Sono poi state messe in atto alcune pericolose alterazioni:
1. si è voluto definire “accanimento terapeutico” l’uso di macchine per la respirazione forzata cui Welby doveva la sua sopravvivenza. Che di accanimento terapeutico non si trattasse, ma solo di una forma benefica ed estrema di terapia, lo ha autorevolmente dichiarato il Consiglio Superiore di Sanità. Perché ci sia accanimento terapeutico deve realizzarsi una sproporzione fra il trattamento cui il malato è sottoposto e la finalità che il medico intende perseguire con il trattamento in questione: nel caso di Welby, il respiratore meccanico aveva la funzione di assicurargli una sopravvivenza autenticamente e profondamente umana, non una mera sopravvivenza biologica;
2. si sono confuse le c.d. cure palliative – così capaci di dare ad ogni paziente la concreta speranza di poter convivere in modo dignitoso con la propria malattia – con pratiche di sedazione robusta ed irreversibile, finalizzate a sopprimere il malato più che a non farlo soffrire;
3. si sono lamentate lacune nell’ordinamento giuridico italiano, mentre il nostro sistema penale è sul punto davvero completo e fonda le proprie norme (fra cui quelle sanzionanti l’omicidio del consenziente, l’istigazione e l’aiuto al suicidio) sul principio laico dell’indisponibilità della vita umana, con la conseguente chiara scelta della contrarietà ad ogni forma di eutanasia;
4. si è invocato il principio di autodeterminazione del paziente, quasi che questo legittimasse una sorta di pretesa del malato verso il medico, perfino la pretesa di eutanasia; quando è risaputo che in bioetica quel principio riveste un significato più ristretto: quello del dovere del medico di ottenere, prima di mettere in atto qualsiasi iniziativa medica, il consenso informato del paziente;
5. si è addotto l’articolo 32 Costituzione (“Nessuno può essere obbligato ad un determinato trattamento sanitario se non per disposizione di legge”) per legittimare un diritto di Welby ad un rifiuto delle cure. A parte il fatto che la ragione di quel fondamentale principio costituzionale sta nell’intento di mettere un limite al c.d. “paternalismo terapeutico” (cui si tende spesso negli ordinamenti in cui la sanità riveste un valore pubblico ed è gestita in modo burocratico), di certo quella norma non è stata pensata dai padri della Costituzione come una via breve per l’eutanasia.

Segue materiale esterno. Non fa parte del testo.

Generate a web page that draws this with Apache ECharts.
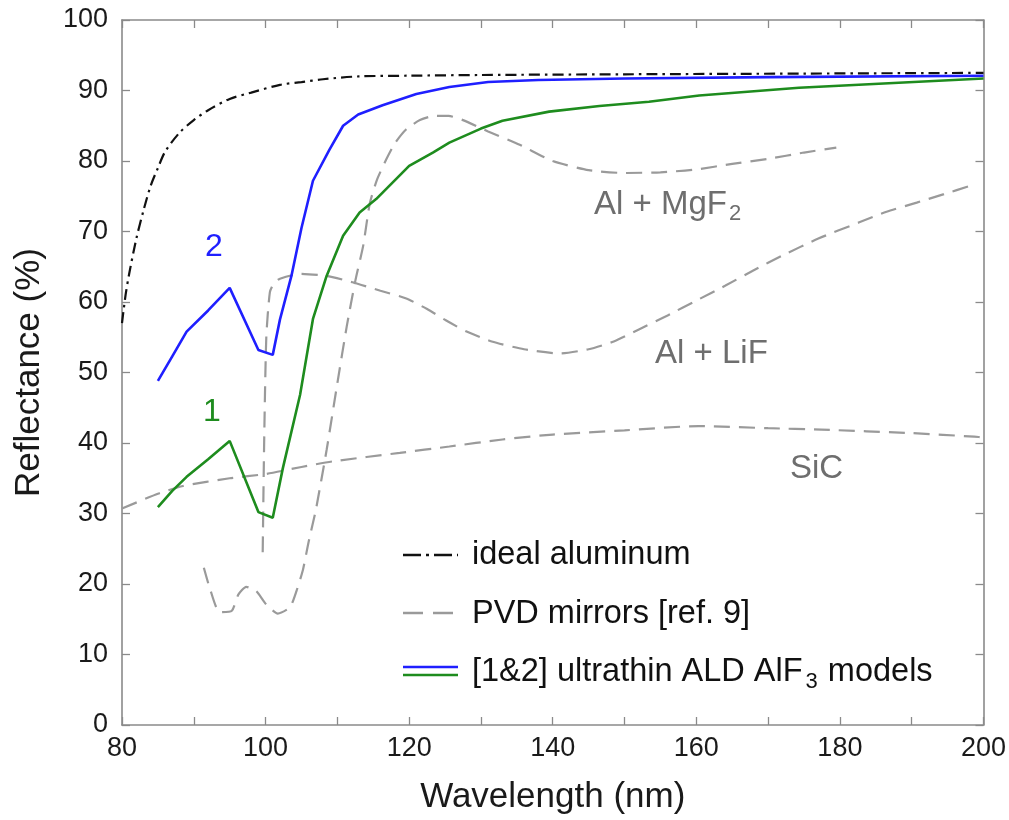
<!DOCTYPE html>
<html>
<head>
<meta charset="utf-8">
<script src="https://cdn.jsdelivr.net/npm/echarts@6/dist/echarts.min.js"></script>
<style>
html,body{margin:0;padding:0;background:#fff;}
#chart{width:1009px;height:820px;}
</style>
</head>
<body>
<div id="chart"></div>
<script>
// ---- data (wavelength nm, reflectance %) ----
var idealAlX = [80, 80.5, 81, 82, 83, 84, 85, 86, 88, 90, 92, 95, 98, 102, 105, 108, 113, 120, 130, 150, 175, 200];
var idealAlY = [57, 61, 64, 69, 73, 76.5, 79, 81.3, 84, 85.8, 87.2, 88.8, 89.7, 90.8, 91.2, 91.6, 92, 92.1, 92.2, 92.3, 92.4, 92.5];

var model2X = [85, 87, 89, 92, 95, 99, 101, 102, 103.6, 105, 106.6, 108.9, 110.8, 112.9, 116.3, 121, 125.6, 131, 138, 150, 170, 200];
var model2Y = [48.8, 52.3, 55.8, 58.8, 62, 53.2, 52.5, 57.5, 63.7, 70.5, 77.2, 81.6, 85, 86.6, 87.9, 89.5, 90.5, 91.2, 91.5, 91.7, 91.9, 92.1];

var model1X = [85, 87, 89, 92, 95, 99, 101, 102.4, 104.8, 106.6, 108.5, 110.8, 113.1, 115.4, 120, 123.3, 125.6, 130, 133, 139.5, 146.5, 153.4, 160.4, 174.3, 188.2, 200];
var model1Y = [30.9, 33.2, 35.2, 37.7, 40.3, 30.2, 29.4, 36.4, 46.8, 57.6, 63.7, 69.4, 72.7, 74.6, 79.3, 81.2, 82.6, 84.6, 85.7, 87, 87.8, 88.4, 89.3, 90.4, 91.1, 91.7];

var mgf2X = [91.4, 92.2, 93.6, 95.3, 96.2, 97.3, 98.7, 100.1, 101.7, 103.4, 104.3, 105.2, 106, 107, 108.5, 110, 111.3, 112.5, 113.6, 114.5, 115.5, 116.8, 118, 119.6, 121.5, 123.5, 125.5, 127.5, 131, 135.4, 140, 145, 150, 155, 160, 165, 170, 175, 179.5];
var mgf2Y = [22.3, 19.5, 16, 16.2, 18.5, 19.6, 19, 17.1, 15.8, 16.7, 19, 22, 26, 30.5, 39, 48.5, 56.5, 63, 68, 73.9, 77.3, 80.2, 82.5, 84.5, 85.8, 86.4, 86.4, 85.8, 84.2, 82.3, 80, 78.7, 78.3, 78.4, 78.8, 79.6, 80.3, 81.2, 81.9];

var lifX = [99.6, 99.8, 100.1, 100.6, 101.2, 102, 104.8, 108.5, 112.1, 116, 119.6, 122.5, 125.1, 128, 131.5, 136, 141, 145, 148.5, 152, 156, 160, 164, 168, 172, 177, 182.7, 186.5, 190.7, 194.5, 198.2];
var lifY = [24.5, 40, 55, 61.4, 62.7, 63.3, 64, 63.7, 62.8, 61.6, 60.5, 59, 57.4, 55.8, 54.4, 53.3, 52.7, 53.3, 54.4, 56.1, 58.1, 60.2, 62.3, 64.5, 66.6, 69, 71.3, 72.8, 74.1, 75.3, 76.5];

var sicX = [80, 85, 88.5, 95, 100, 105, 109.4, 118.7, 125.6, 133, 140, 150, 160.3, 170, 177.4, 190, 198.7, 200];
var sicY = [30.7, 32.8, 33.9, 35, 35.6, 36.6, 37.4, 38.6, 39.5, 40.5, 41.2, 41.8, 42.4, 42.1, 41.9, 41.4, 40.9, 40.8];

var xTickLabels = [80, 100, 120, 140, 160, 180, 200];
var yTickLabels = [0, 10, 20, 30, 40, 50, 60, 70, 80, 90, 100];
var legendNames = ['ideal aluminum', 'PVD mirrors [ref. 9]', '[1&2] ultrathin ALD AlF3 models'];

function pairs(xs, ys) { return xs.map(function (x, i) { return [x, ys[i]]; }); }

var FONT = '"Liberation Sans", Arial, Helvetica, sans-serif';
var AXC = '#8a8a8a';
var GRAY = '#9a9a9a';
var TXTGRAY = '#6e6e6e';
var BLUE = '#1f1fff';
var GREEN = '#1e8c1e';

var chart = echarts.init(document.getElementById('chart'), null, { renderer: 'canvas' });

function axisCommon(extra) {
  var base = {
    type: 'value',
    axisLine: { show: true, onZero: false, lineStyle: { color: AXC, width: 1.6 } },
    axisTick: { show: true, inside: true, length: 8, lineStyle: { color: AXC, width: 1.3 } },
    splitLine: { show: false }
  };
  for (var k in extra) base[k] = extra[k];
  return base;
}

var dashGray = { color: GRAY, width: 2.2, type: [16, 9] };

var option = {
  backgroundColor: '#fff',
  animation: false,
  grid: { left: 122, right: 24, top: 20, bottom: 92 },
  xAxis: [
    axisCommon({
      position: 'bottom', min: 80, max: 200, interval: 10,
      name: 'Wavelength (nm)', nameLocation: 'middle', nameGap: 55,
      nameTextStyle: { fontSize: 35, color: '#1a1a1a', fontFamily: FONT },
      axisLabel: {
        margin: 10, fontSize: 27, color: '#1a1a1a', fontFamily: FONT,
        formatter: function (v) { return xTickLabels.indexOf(v) >= 0 ? String(v) : ''; }
      }
    }),
    axisCommon({ position: 'top', min: 80, max: 200, interval: 10, axisLabel: { show: false } })
  ],
  yAxis: [
    axisCommon({
      position: 'left', min: 0, max: 100, interval: 10,
      name: 'Reflectance (%)', nameLocation: 'middle', nameGap: 75,
      nameTextStyle: { fontSize: 35, color: '#1a1a1a', fontFamily: FONT },
      axisLabel: {
        margin: 14, fontSize: 27, color: '#1a1a1a', fontFamily: FONT,
        formatter: function (v) { return yTickLabels.indexOf(v) >= 0 ? String(v) : ''; }
      }
    }),
    axisCommon({ position: 'right', min: 0, max: 100, interval: 10, axisLabel: { show: false } })
  ],
  series: [
    { name: 'SiC', type: 'line', data: pairs(sicX, sicY), showSymbol: false, smooth: 0.2, lineStyle: dashGray, z: 2 },
    { name: 'Al + LiF', type: 'line', data: pairs(lifX, lifY), showSymbol: false, smooth: 0.2, lineStyle: dashGray, z: 2 },
    { name: 'Al + MgF2', type: 'line', data: pairs(mgf2X, mgf2Y), showSymbol: false, smooth: 0.2, lineStyle: dashGray, z: 2 },
    { name: 'ideal aluminum', type: 'line', data: pairs(idealAlX, idealAlY), showSymbol: false, smooth: 0.3,
      lineStyle: { color: '#111', width: 2.2, type: [11, 5, 2.5, 5] }, z: 3 },
    { name: 'model 1', type: 'line', data: pairs(model1X, model1Y), showSymbol: false,
      lineStyle: { color: GREEN, width: 2.6 }, z: 4 },
    { name: 'model 2', type: 'line', data: pairs(model2X, model2Y), showSymbol: false,
      lineStyle: { color: BLUE, width: 2.6 }, z: 5 }
  ],
  graphic: [
    // annotations
    { type: 'text', left: 205, top: 231, style: { text: '2', fontSize: 32, fill: BLUE, fontFamily: FONT } },
    { type: 'text', left: 203, top: 396, style: { text: '1', fontSize: 32, fill: GREEN, fontFamily: FONT } },
    { type: 'text', left: 594, top: 188, style: {
        text: '{m|Al + MgF}{s|2}', fontFamily: FONT, fill: TXTGRAY,
        rich: { m: { fontSize: 33, fill: TXTGRAY, fontFamily: FONT, verticalAlign: 'bottom', padding: [0, 0, 4, 0] },
                s: { fontSize: 22, fill: TXTGRAY, fontFamily: FONT, verticalAlign: 'bottom', padding: [0, 0, 0, 2] } } } },
    { type: 'text', left: 655, top: 337, style: { text: 'Al + LiF', fontSize: 33, fill: TXTGRAY, fontFamily: FONT } },
    { type: 'text', left: 790, top: 452, style: { text: 'SiC', fontSize: 33, fill: TXTGRAY, fontFamily: FONT } },
    // legend
    { type: 'line', shape: { x1: 403, y1: 555, x2: 458, y2: 555 }, style: { stroke: '#111', lineWidth: 2.4, lineDash: [18, 5, 3, 5] } },
    { type: 'text', left: 472, top: 539, style: { text: legendNames[0], fontSize: 32.5, fill: '#111', fontFamily: FONT } },
    { type: 'line', shape: { x1: 403, y1: 613, x2: 458, y2: 613 }, style: { stroke: GRAY, lineWidth: 2.4, lineDash: [20, 10] } },
    { type: 'text', left: 472, top: 598, style: { text: legendNames[1], fontSize: 32.5, fill: '#111', fontFamily: FONT } },
    { type: 'line', shape: { x1: 403, y1: 667, x2: 458, y2: 667 }, style: { stroke: BLUE, lineWidth: 2.6 } },
    { type: 'line', shape: { x1: 403, y1: 675, x2: 458, y2: 675 }, style: { stroke: GREEN, lineWidth: 2.6 } },
    { type: 'text', left: 472, top: 656, style: {
        text: '{m|[1&2] ultrathin ALD AlF}{s|3}{m| models}', fontFamily: FONT, fill: '#111',
        rich: { m: { fontSize: 32.5, fill: '#111', fontFamily: FONT, verticalAlign: 'bottom', padding: [0, 0, 4, 0] },
                s: { fontSize: 22, fill: '#111', fontFamily: FONT, verticalAlign: 'bottom', padding: [0, 1, 0, 3] } } } }
  ]
};
chart.setOption(option);
</script>
</body>
</html>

Dal punto di vista giuridico, Welby aveva il diritto di rifiutare l’uso nei suoi confronti del respiratore meccanico, naturalmente dopo essere stato dettagliatamente informato circa le conseguenze delle sue decisioni. Dal punto di vista etico, peraltro, il medico può accogliere quella richiesta solo nel caso in cui per il paziente emerga una situazione di insopportabilità in prossimità della morte o in analoghe situazioni, come prevede la “Dichiarazione sull’eutanasia” (5,5;80).
Nella vicenda di Welby non si è realizzata l’anzidetta fattispecie; si è invece prospettato un c.d. “diritto a morire”. Ma se c’è un simile “diritto”, vi deve corrispondere il “dovere” di dare la morte: dovere che non è dato di imporre a nessuno, non solo per il principio di indisponibilità della vita umana, ma pure perché , a partire dai tempi di Ippocrate fino ai moderni Codici deontologici, il dovere del medico è quello di curare e promuovere la vita. “Diritto di morire” che non è stato accettato neppure dalla laica Corte dei Diritti dell’uomo di Strasburgo, con la decisione 29/04/2005 nella causa Diane Pretty contro Regno Unito.